World shares are trading on a price/earnings ratio of 13.7, which is 28.1 per cent down from last year’s peak of 19.1 and 12.8 per cent below the 20-year average of 15.8.

This doesn’t mean markets couldn’t still go lower, and we’re not yet sure if analysts have been appropriately pessimistic when it comes to earnings estimates (which means the “e” in the ratio could be wrong).

However, that’s the lowest since 2013 and it counts for something.

There are signs of inflation softening.

Oil is sitting at around US$80 a barrel, 35 per cent down from early June and the lowest since early January.

At the same time, the New York Fed's Global Supply Chain Pressure Index has slipped to its lowest level since early last year.

This is flowing through to how businesses are behaving on the pricing front.

The National Federal of Independent Business asks small businesses in the US every month whether they intend to raise prices in the months ahead.
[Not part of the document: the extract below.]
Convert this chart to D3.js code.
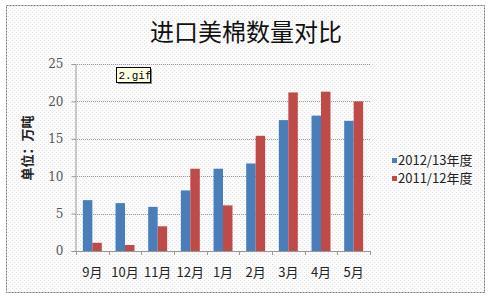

After being elevated for most of this year, the proportion responding with a yes has fallen to a 15-month low.

Here in New Zealand, last month’s ANZ Business Outlook survey saw pricing intentions decline to the lowest since December 2021.

Sentiment is pretty awful at the moment.

The American Association of Individual Investors has been running a weekly sentiment survey since 1987, and for the last two weeks more than 60 per cent of respondents have said they’re bearish (which means negative).

That’s the highest proportion since March 2009, which just happened to mark the bottom of the post-GFC bear market.

We’ve seen a few of Wall Street’s higher-profile optimists also show signs of throwing in the towel recently too.

Nobody knows where the bottom is this time around, but it’s comforting when investors trade unbridled confidence for fear.

We’re entering a traditionally strong time of the year.

September lived up to its name as the weakest month for US shares as markets endured a brutal sell off, but seasonality is on our side for the balance of the year.

November and December are traditionally the strongest months of the year, while the December quarter is typically the most buoyant by a wide margin.

Since 1950, the S&P 500 has increased by an average of 4.1 per cent during the December quarter (compared with just 1.6 per cent for the other three), and it has been up on 79 per cent of occasions (a much better hit rate than 62 per cent for the rest).

There are plenty of challenges ahead, notably more interest rate rises and the eventual impacts this will have on consumers, businesses and the economy. We’ve also got the US midterm elections in November to get through.

However, with some of the heat having come out of the market and a few positive signs on the horizon, let’s hope the final stretch of the year makes for a more stable period.